Banishing the Cross: The Emergence of a Mormon Taboo — 10 Comments

  1. Ah! This was a subject that I had contemplated researching. I’m glad there will be a book on it!

    Do you address the question of Pauline passages that speak of the “cross” in a manner symbolic of the whole sacrifice of Christ? Do leaders seek to replace the word (“cross” = Atonement), or do they just ignore it? Might disassociation from the cross cause, or be caused by, ignorance of some New Testament writings?

  2. My understanding was that the Mormon church didn’t use the cross originally for the simple fact that almost no Protestant in Joseph Smith’s day used the cross as a symbol, including the Southern Baptists – viewing it as a symbol of the corrupt papacy.

    Did I get that right?

  3. From what I recall of Mike’s research, he found that you’re correct that Protestants at the time didn’t use the cross, but you’re incorrect in thinking early Mormons followed this trend. Early Mormons did use the cross, and only stopped using it much later.

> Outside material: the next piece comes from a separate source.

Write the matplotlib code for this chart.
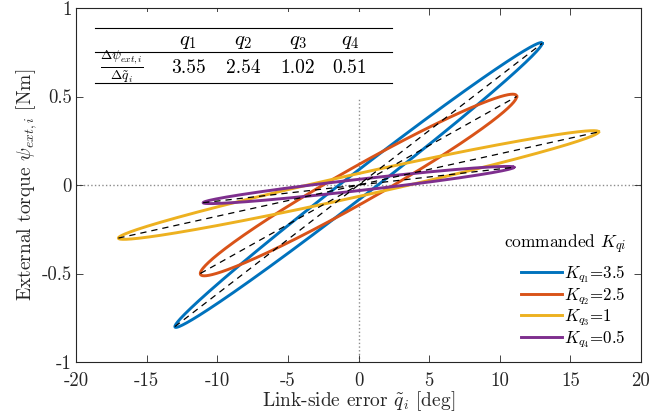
import numpy as np
import matplotlib
matplotlib.use('Agg')
import matplotlib.pyplot as plt
from matplotlib.patches import Rectangle

plt.rcParams['font.family'] = 'serif'
plt.rcParams['font.serif'] = ['cmr10']
plt.rcParams['mathtext.fontset'] = 'cm'
plt.rcParams['axes.unicode_minus'] = False
plt.rcParams['axes.formatter.use_mathtext'] = True

# loop data
kq_values = ['3.5', '2.5', '1', '0.5']
tip_x = [13.0, 11.2, 17.0, 11.0]      # deg, loop tip
tip_y = [0.80, 0.50, 0.30, 0.10]      # Nm, loop tip
opening = [0.085, 0.115, 0.065, 0.032]  # Nm, half opening at zero error
colors = ['#0072BD', '#D95319', '#EDB120', '#7E2F8E']

# table
joints = ['q_1', 'q_2', 'q_3', 'q_4']
slopes = ['3.55', '2.54', '1.02', '0.51']

xticks = [-20, -15, -10, -5, 0, 5, 10, 15, 20]
yticks = [-1, -0.5, 0, 0.5, 1]
yticklabels = ['-1', '-0.5', '0', '0.5', '1']
xticklabels = ['-20', '-15', '-10', '-5', '0', '5', '10', '15', '20']

fig = plt.figure(figsize=(6.7, 4.2), dpi=100)
ax = fig.add_axes([76/670, 58/420, 565/670, 354/420])

ax.axhline(0, color='0.55', ls=':', lw=1.0, zorder=1)
ax.axvline(0, color='0.55', ls=':', lw=1.0, zorder=1)

t = np.linspace(0, 2*np.pi, 600)
for i in range(4):
    x = tip_x[i]*np.cos(t)
    y = tip_y[i]*np.cos(t) + opening[i]*np.sin(t)
    ax.plot(x, y, color=colors[i], lw=2.1, zorder=3,
            label=r'$K_{q_%d}$=%s' % (i+1, kq_values[i]))
for i in range(4):
    ax.plot([-tip_x[i], tip_x[i]], [-tip_y[i], tip_y[i]], color='k',
            lw=0.9, dashes=(5, 4), zorder=4)

ax.set_xlim(-20, 20)
ax.set_ylim(-1, 1)
ax.set_xticks(xticks)
ax.set_xticklabels(xticklabels)
ax.set_yticks(yticks)
ax.set_yticklabels(yticklabels)
ax.tick_params(direction='in', top=True, right=True, length=5, width=0.6,
               labelsize=13.5, colors='0.15', pad=3)
ax.tick_params(axis='x', pad=7)
for s in ax.spines.values():
    s.set_linewidth(0.8)
    s.set_color('0.15')

ax.set_xlabel(r'Link-side error $\tilde{q}_i$ [deg]', fontsize=14,
              color='0.15', labelpad=0)
ax.set_ylabel(r'External torque $\psi_{ext,i}$ [Nm]', fontsize=14,
              color='0.15', labelpad=2)

leg = ax.legend(loc='lower right', bbox_to_anchor=(1.0, -0.01), frameon=False,
                fontsize=12.2, handlelength=2.4, handletextpad=0.15,
                labelspacing=0.02, title=r'commanded $K_{qi}$',
                title_fontsize=12.5)
leg._legend_box.align = 'right'
leg._legend_box.sep = 5

# table inset
def fx(px):
    return (px - 76) / 565

def fy(py):
    return (362 - py) / 354

ax.add_patch(Rectangle((fx(86), fy(98)), fx(400) - fx(86), fy(12) - fy(98),
                       transform=ax.transAxes, facecolor='white',
                       edgecolor='none', zorder=5))
for py in [28, 52, 83]:
    ax.plot([fx(95), fx(392)], [fy(py), fy(py)], transform=ax.transAxes,
            color='k', lw=0.8, zorder=6)
colx = [188, 243, 298, 350]
for j in range(4):
    ax.text(fx(colx[j]), fy(42), '$%s$' % joints[j], transform=ax.transAxes,
            ha='center', va='center', fontsize=15, zorder=7)
    ax.text(fx(colx[j]), fy(68), slopes[j], transform=ax.transAxes,
            ha='center', va='center', fontsize=14, zorder=7)
ax.text(fx(122), fy(67), r'$\frac{\Delta\psi_{ext,i}}{\Delta\tilde{q}_i}$',
        transform=ax.transAxes, ha='center', va='center', fontsize=14, zorder=7)

fig.savefig('out.png', dpi=100)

  4. I once mentioned in a blog post my own experience with this:

    2. Girl B was a casual high school friend. One day I saw that she was wearing a cross. I promptly gave her a self-righteous Mormon lecture, about how we don’t wear the instrument of Christ’s torture around our necks. Why, oh why would I say such a stupid thing? I’ve spent most of my life since kicking myself for being such a jerk, and desperately wishing I could have that moment over again.

    For the full post, titled “Oy, What a Jerk I Was!” see here:

    http://bycommonconsent.com/2006/06/17/oy-what-a-jerk-i-was/

  5. Wow! Such strong feelings towards cross is something alien to me. Living in a Lutheran country, where most members are converts, I have never experienced any manifestations of hatred toward cross. Not that one would see members wearing crosses here either, but it wouldn’t be a big deal if someone had a cross.

  6. I’ve used that anecdote about the Pot Roast in my last two Sacrament meeting talks, in the context of not learning because of unwillingness to question or re-evaluate traditions. I’d actually be interested in knowing where that story originated.

  7. Thanks Mike. Congrats on the publication of your book! I ordered it last week, and read it over the weekend. I was very interested in the Ensign peak saga, as well as how BH Roberts and others pointed to the cross as evidence of BOM authenticity. I was also intrigued to see the picture of the cross on BH Roberts’s grave stone.

    Great work, and congrats again on the book.

  8. Niklas, I suspect that prejudice against the cross may not be a church-wide thing. Even in Utah and Idaho. I imagine sentiment varies from ward to ward and stake to stake.

    I don’t hear much comment on it here in my Colorado ward.

  9. I appreciate the comments. Thanks for explaining my basic thesis, Chris. I had forgotten your story, Kevin. Thanks for that. Niklas, being that it is a Mormon cultural taboo (emerging at a time when there was the first real catholic presence in Utah), it is understandable that concern for the cross could be found less influential the further one gets from mainstream Utah-Mormonism of early to mid 19th century. Mike Paulos, I am glad you enjoyed the book.